[START]

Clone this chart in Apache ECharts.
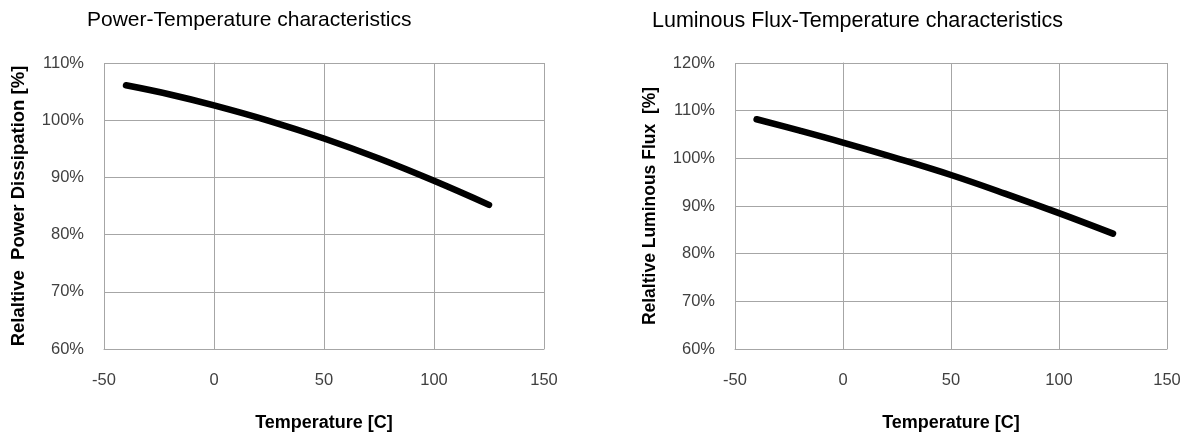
<!DOCTYPE html>
<html>
<head>
<meta charset="utf-8">
<script src="https://cdn.jsdelivr.net/npm/echarts@6/dist/echarts.min.js"></script>
<style>
html,body{margin:0;padding:0;background:#fff;}
#c{width:1188px;height:437px;}
</style>
</head>
<body>
<div id="c"></div>
<script>
var tempPower = [-40, -20, 0, 25, 50, 75, 100, 125];
var powerValues = [106.1, 104.5, 102.6, 99.9, 96.8, 93.3, 89.4, 85.2];
var tempFlux = [-40, -20, 0, 25, 50, 75, 100, 125];
var fluxValues = [108.2, 105.8, 103.3, 100.0, 96.5, 92.6, 88.5, 84.2];

var xTicks = { min: -50, max: 150, interval: 50 };
var powerTicks = { min: 60, max: 110, interval: 10 };
var fluxTicks = { min: 60, max: 120, interval: 10 };

function pairs(xs, ys) {
  return xs.map(function (x, i) { return [x, ys[i]]; });
}

var gridColor = '#a6a6a6';
var labelStyle = { color: '#404040', fontFamily: 'Liberation Sans', fontSize: 16.5 };
var nameStyle = { color: '#000', fontFamily: 'Liberation Sans', fontWeight: 'bold', fontSize: 18 };

function xAxis(gi) {
  return {
    type: 'value', gridIndex: gi, min: xTicks.min, max: xTicks.max, interval: xTicks.interval,
    name: 'Temperature [C]', nameLocation: 'middle', nameGap: 65, nameTextStyle: nameStyle,
    axisLine: { show: true, lineStyle: { color: gridColor, width: 1 } },
    axisTick: { show: false },
    axisLabel: Object.assign({ margin: 23 }, labelStyle),
    splitLine: { show: true, lineStyle: { color: gridColor, width: 1 } }
  };
}
function yAxis(gi, t, name, fs) {
  return {
    type: 'value', gridIndex: gi, min: t.min, max: t.max, interval: t.interval,
    name: name, nameLocation: 'middle', nameGap: 76,
    nameTextStyle: Object.assign({}, nameStyle, { fontSize: fs }),
    axisLine: { show: true, lineStyle: { color: gridColor, width: 1 } },
    axisTick: { show: false },
    axisLabel: Object.assign({ margin: 20, formatter: function (v) { return v + '%'; } }, labelStyle),
    splitLine: { show: true, lineStyle: { color: gridColor, width: 1 } }
  };
}

var chart = echarts.init(document.getElementById('c'));
chart.setOption({
  animation: false,
  backgroundColor: '#fff',
  title: [
    { text: 'Power-Temperature characteristics', left: 87, top: 10, padding: 0,
      textStyle: { fontFamily: 'Liberation Sans', fontWeight: 'normal', fontSize: 21, color: '#000' } },
    { text: 'Luminous Flux-Temperature characteristics', left: 652, top: 10, padding: 0,
      textStyle: { fontFamily: 'Liberation Sans', fontWeight: 'normal', fontSize: 21.5, color: '#000' } }
  ],
  grid: [
    { left: 104, right: 644, top: 63, bottom: 85 },
    { left: 735, right: 21, top: 63, bottom: 85 }
  ],
  xAxis: [xAxis(0), xAxis(1)],
  yAxis: [
    yAxis(0, powerTicks, 'Relaltive  Power Dissipation [%]', 18.5),
    yAxis(1, fluxTicks, 'Relaltive Luminous Flux  [%]', 17.5)
  ],
  series: [
    { type: 'line', xAxisIndex: 0, yAxisIndex: 0, data: pairs(tempPower, powerValues),
      smooth: 0.4, symbol: 'none', lineStyle: { color: '#000', width: 6.5, cap: 'round' } },
    { type: 'line', xAxisIndex: 1, yAxisIndex: 1, data: pairs(tempFlux, fluxValues),
      smooth: 0.4, symbol: 'none', lineStyle: { color: '#000', width: 6.5, cap: 'round' } }
  ]
});
</script>
</body>
</html>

[END]

Transcribe the whole listing, character for character, but not its images.

Clone this chart in Apache ECharts.
<!DOCTYPE html>
<html>
<head>
<meta charset="utf-8">
<script src="https://cdn.jsdelivr.net/npm/echarts@6/dist/echarts.min.js"></script>
<style>
html,body{margin:0;padding:0;background:#fff;}
#c{width:1188px;height:437px;}
</style>
</head>
<body>
<div id="c"></div>
<script>
var tempPower = [-40, -20, 0, 25, 50, 75, 100, 125];
var powerValues = [106.1, 104.5, 102.6, 99.9, 96.8, 93.3, 89.4, 85.2];
var tempFlux = [-40, -20, 0, 25, 50, 75, 100, 125];
var fluxValues = [108.2, 105.8, 103.3, 100.0, 96.5, 92.6, 88.5, 84.2];

var xTicks = { min: -50, max: 150, interval: 50 };
var powerTicks = { min: 60, max: 110, interval: 10 };
var fluxTicks = { min: 60, max: 120, interval: 10 };

function pairs(xs, ys) {
  return xs.map(function (x, i) { return [x, ys[i]]; });
}

var gridColor = '#a6a6a6';
var labelStyle = { color: '#404040', fontFamily: 'Liberation Sans', fontSize: 16.5 };
var nameStyle = { color: '#000', fontFamily: 'Liberation Sans', fontWeight: 'bold', fontSize: 18 };

function xAxis(gi) {
  return {
    type: 'value', gridIndex: gi, min: xTicks.min, max: xTicks.max, interval: xTicks.interval,
    name: 'Temperature [C]', nameLocation: 'middle', nameGap: 65, nameTextStyle: nameStyle,
    axisLine: { show: true, lineStyle: { color: gridColor, width: 1 } },
    axisTick: { show: false },
    axisLabel: Object.assign({ margin: 23 }, labelStyle),
    splitLine: { show: true, lineStyle: { color: gridColor, width: 1 } }
  };
}
function yAxis(gi, t, name, fs) {
  return {
    type: 'value', gridIndex: gi, min: t.min, max: t.max, interval: t.interval,
    name: name, nameLocation: 'middle', nameGap: 76,
    nameTextStyle: Object.assign({}, nameStyle, { fontSize: fs }),
    axisLine: { show: true, lineStyle: { color: gridColor, width: 1 } },
    axisTick: { show: false },
    axisLabel: Object.assign({ margin: 20, formatter: function (v) { return v + '%'; } }, labelStyle),
    splitLine: { show: true, lineStyle: { color: gridColor, width: 1 } }
  };
}

var chart = echarts.init(document.getElementById('c'));
chart.setOption({
  animation: false,
  backgroundColor: '#fff',
  title: [
    { text: 'Power-Temperature characteristics', left: 87, top: 10, padding: 0,
      textStyle: { fontFamily: 'Liberation Sans', fontWeight: 'normal', fontSize: 21, color: '#000' } },
    { text: 'Luminous Flux-Temperature characteristics', left: 652, top: 10, padding: 0,
      textStyle: { fontFamily: 'Liberation Sans', fontWeight: 'normal', fontSize: 21.5, color: '#000' } }
  ],
  grid: [
    { left: 104, right: 644, top: 63, bottom: 85 },
    { left: 735, right: 21, top: 63, bottom: 85 }
  ],
  xAxis: [xAxis(0), xAxis(1)],
  yAxis: [
    yAxis(0, powerTicks, 'Relaltive  Power Dissipation [%]', 18.5),
    yAxis(1, fluxTicks, 'Relaltive Luminous Flux  [%]', 17.5)
  ],
  series: [
    { type: 'line', xAxisIndex: 0, yAxisIndex: 0, data: pairs(tempPower, powerValues),
      smooth: 0.4, symbol: 'none', lineStyle: { color: '#000', width: 6.5, cap: 'round' } },
    { type: 'line', xAxisIndex: 1, yAxisIndex: 1, data: pairs(tempFlux, fluxValues),
      smooth: 0.4, symbol: 'none', lineStyle: { color: '#000', width: 6.5, cap: 'round' } }
  ]
});
</script>
</body>
</html>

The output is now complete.